Yield: Makes 4 main-course servings

2 tablespoons olive oil
1 medium onion, chopped
3 cloves garlic, minced
1 bunch kale, center stems cut away, leaves thinly sliced
1 pound fully cooked linguica sausage, cut into 1/2-inch-thick rounds
5 cups low-salt chicken broth
1 3/4 pounds russet potatoes, peeled, diced
1/2 teaspoon dried crushed red pepper

Heat olive oil in large pot over medium-high heat. Add onion and garlic. Sauté until onion is soft and golden , about 5 minutes. Add kale and sauté until wilted, about 4 minutes. Add sausage and sauté 5 minutes. Add broth and potatoes. Simmer soup uncovered until potatoes are tender, about 20 minutes. Transfer 2 cups soup (without sausage) to processor. Blend until smooth; return to pot of soup and bring to simmer. Mix in crushed red pepper. Season with salt and black pepper.

Farm Box Day

Today’s box had some new treats, like ruby red strawberries and my favorite, Tanaka Farms strawberry jam. We got lovely heads of cauliflower, butter lettuce and broccoli, brilliant bunches of carrots, cilantro and kale, a few russet potatoes, oranges and clementines.

My plan is to make a Kale, Linguica Sausage and Potato Soup, a classic called calde verde, or “hot green” in my husband’s country of Brazil. It will be perfect for the cooler weather forcasted for the weekend.  I’m looking forward to roasting the carrots and potatoes along with a Simple Roasted Chicken, which will carry us through a few meals, then chicken bones will become stock for an upcoming soup. I’ll roast the Cauliflower with Capers and Red Chile, to serve with day two of roasted chicken. I’ll serve the broccoli simply steamed, along with my daughter’s favorite panko-crusted tilapia, some brown rice, and as strange as it may sound, Japanese mayo to dip them all in. She loves the stuff like some other kids like ketchup.  

At this point, I have a ton of oranges and tangerines from the last two deliveries that I want to purpose beyond the lunchbox.

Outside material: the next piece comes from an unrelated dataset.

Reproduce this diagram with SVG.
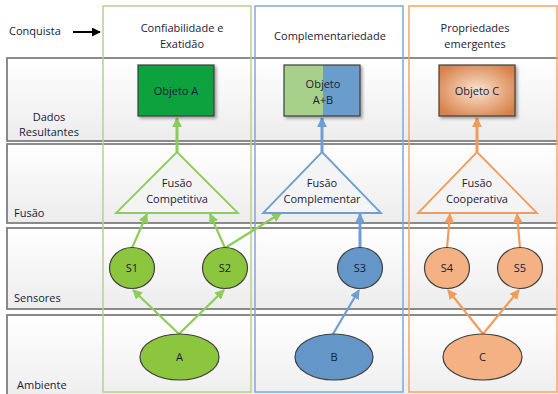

First, I’m going to use the zest from the skins to make a Citrus Herb Butter that I can freeze and use later, then I’m going to juice them to make a Tangerine Granita, an easy fruit and simple syrup ice. Along with all of the cooking I plan to do this weekend, I can’t wait to get a few of these recipes up on the blog. Hope you are all enjoying your farm-fresh produce and a super Superbowl weekend.